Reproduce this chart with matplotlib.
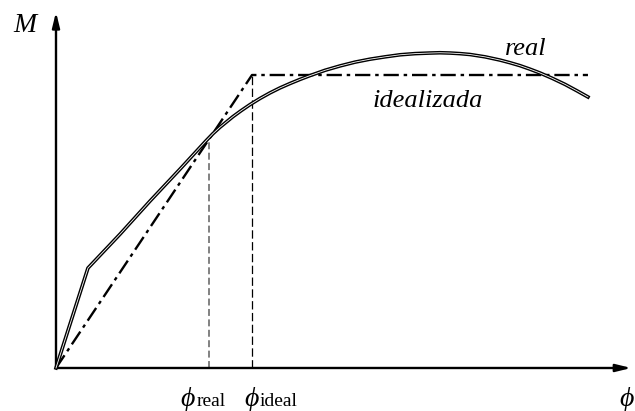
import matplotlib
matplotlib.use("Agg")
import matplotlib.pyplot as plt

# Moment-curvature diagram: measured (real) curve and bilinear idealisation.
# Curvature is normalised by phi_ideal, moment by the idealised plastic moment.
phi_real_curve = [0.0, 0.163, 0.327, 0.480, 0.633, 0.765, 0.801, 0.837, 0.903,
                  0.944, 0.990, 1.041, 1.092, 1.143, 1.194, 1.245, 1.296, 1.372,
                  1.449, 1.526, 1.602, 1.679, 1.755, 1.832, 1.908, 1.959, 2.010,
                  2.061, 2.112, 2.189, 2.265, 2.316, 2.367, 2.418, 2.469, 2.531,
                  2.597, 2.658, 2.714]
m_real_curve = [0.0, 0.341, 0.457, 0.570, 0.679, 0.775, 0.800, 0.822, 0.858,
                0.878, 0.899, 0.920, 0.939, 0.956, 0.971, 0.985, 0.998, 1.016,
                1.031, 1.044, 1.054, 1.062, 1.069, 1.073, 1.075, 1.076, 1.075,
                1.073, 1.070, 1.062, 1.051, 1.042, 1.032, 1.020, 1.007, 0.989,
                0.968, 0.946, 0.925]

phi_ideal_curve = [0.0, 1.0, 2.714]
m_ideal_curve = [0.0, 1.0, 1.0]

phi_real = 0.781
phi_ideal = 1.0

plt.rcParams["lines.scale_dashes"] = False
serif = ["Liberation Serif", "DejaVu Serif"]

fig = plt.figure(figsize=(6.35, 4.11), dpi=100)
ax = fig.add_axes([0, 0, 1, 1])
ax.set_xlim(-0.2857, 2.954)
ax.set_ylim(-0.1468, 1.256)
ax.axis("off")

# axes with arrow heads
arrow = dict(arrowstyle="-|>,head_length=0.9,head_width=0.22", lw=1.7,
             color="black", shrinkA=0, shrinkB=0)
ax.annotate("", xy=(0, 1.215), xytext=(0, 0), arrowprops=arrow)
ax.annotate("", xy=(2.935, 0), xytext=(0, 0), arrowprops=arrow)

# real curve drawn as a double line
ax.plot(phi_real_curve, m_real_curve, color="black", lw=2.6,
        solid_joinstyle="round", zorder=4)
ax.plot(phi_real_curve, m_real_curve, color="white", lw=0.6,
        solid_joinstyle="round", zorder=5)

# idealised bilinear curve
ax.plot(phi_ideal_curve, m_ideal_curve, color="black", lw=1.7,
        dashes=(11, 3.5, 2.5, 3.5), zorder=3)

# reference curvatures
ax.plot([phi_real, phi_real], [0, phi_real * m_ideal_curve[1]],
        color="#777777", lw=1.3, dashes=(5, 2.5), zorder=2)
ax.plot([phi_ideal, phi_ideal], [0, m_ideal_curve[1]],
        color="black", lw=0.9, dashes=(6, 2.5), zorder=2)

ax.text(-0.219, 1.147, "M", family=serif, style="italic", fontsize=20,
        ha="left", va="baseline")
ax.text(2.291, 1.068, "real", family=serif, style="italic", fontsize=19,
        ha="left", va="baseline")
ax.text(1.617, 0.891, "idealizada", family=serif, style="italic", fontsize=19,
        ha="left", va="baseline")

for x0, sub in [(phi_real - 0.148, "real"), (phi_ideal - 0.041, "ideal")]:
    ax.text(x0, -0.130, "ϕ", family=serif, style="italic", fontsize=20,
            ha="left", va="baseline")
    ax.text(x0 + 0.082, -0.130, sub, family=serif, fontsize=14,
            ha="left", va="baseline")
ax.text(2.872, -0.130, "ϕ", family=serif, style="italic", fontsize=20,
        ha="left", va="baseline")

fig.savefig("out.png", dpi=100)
--------------------------------------------------
- _Objective_
Each line of the data is to be duplicated exactly; pictures stay out of the copy.

- _Result of this exercise_
Reproduce this chart with matplotlib.
import matplotlib
matplotlib.use("Agg")
import matplotlib.pyplot as plt

# Moment-curvature diagram: measured (real) curve and bilinear idealisation.
# Curvature is normalised by phi_ideal, moment by the idealised plastic moment.
phi_real_curve = [0.0, 0.163, 0.327, 0.480, 0.633, 0.765, 0.801, 0.837, 0.903,
                  0.944, 0.990, 1.041, 1.092, 1.143, 1.194, 1.245, 1.296, 1.372,
                  1.449, 1.526, 1.602, 1.679, 1.755, 1.832, 1.908, 1.959, 2.010,
                  2.061, 2.112, 2.189, 2.265, 2.316, 2.367, 2.418, 2.469, 2.531,
                  2.597, 2.658, 2.714]
m_real_curve = [0.0, 0.341, 0.457, 0.570, 0.679, 0.775, 0.800, 0.822, 0.858,
                0.878, 0.899, 0.920, 0.939, 0.956, 0.971, 0.985, 0.998, 1.016,
                1.031, 1.044, 1.054, 1.062, 1.069, 1.073, 1.075, 1.076, 1.075,
                1.073, 1.070, 1.062, 1.051, 1.042, 1.032, 1.020, 1.007, 0.989,
                0.968, 0.946, 0.925]

phi_ideal_curve = [0.0, 1.0, 2.714]
m_ideal_curve = [0.0, 1.0, 1.0]

phi_real = 0.781
phi_ideal = 1.0

plt.rcParams["lines.scale_dashes"] = False
serif = ["Liberation Serif", "DejaVu Serif"]

fig = plt.figure(figsize=(6.35, 4.11), dpi=100)
ax = fig.add_axes([0, 0, 1, 1])
ax.set_xlim(-0.2857, 2.954)
ax.set_ylim(-0.1468, 1.256)
ax.axis("off")

# axes with arrow heads
arrow = dict(arrowstyle="-|>,head_length=0.9,head_width=0.22", lw=1.7,
             color="black", shrinkA=0, shrinkB=0)
ax.annotate("", xy=(0, 1.215), xytext=(0, 0), arrowprops=arrow)
ax.annotate("", xy=(2.935, 0), xytext=(0, 0), arrowprops=arrow)

# real curve drawn as a double line
ax.plot(phi_real_curve, m_real_curve, color="black", lw=2.6,
        solid_joinstyle="round", zorder=4)
ax.plot(phi_real_curve, m_real_curve, color="white", lw=0.6,
        solid_joinstyle="round", zorder=5)

# idealised bilinear curve
ax.plot(phi_ideal_curve, m_ideal_curve, color="black", lw=1.7,
        dashes=(11, 3.5, 2.5, 3.5), zorder=3)

# reference curvatures
ax.plot([phi_real, phi_real], [0, phi_real * m_ideal_curve[1]],
        color="#777777", lw=1.3, dashes=(5, 2.5), zorder=2)
ax.plot([phi_ideal, phi_ideal], [0, m_ideal_curve[1]],
        color="black", lw=0.9, dashes=(6, 2.5), zorder=2)

ax.text(-0.219, 1.147, "M", family=serif, style="italic", fontsize=20,
        ha="left", va="baseline")
ax.text(2.291, 1.068, "real", family=serif, style="italic", fontsize=19,
        ha="left", va="baseline")
ax.text(1.617, 0.891, "idealizada", family=serif, style="italic", fontsize=19,
        ha="left", va="baseline")

for x0, sub in [(phi_real - 0.148, "real"), (phi_ideal - 0.041, "ideal")]:
    ax.text(x0, -0.130, "ϕ", family=serif, style="italic", fontsize=20,
            ha="left", va="baseline")
    ax.text(x0 + 0.082, -0.130, sub, family=serif, fontsize=14,
            ha="left", va="baseline")
ax.text(2.872, -0.130, "ϕ", family=serif, style="italic", fontsize=20,
        ha="left", va="baseline")

fig.savefig("out.png", dpi=100)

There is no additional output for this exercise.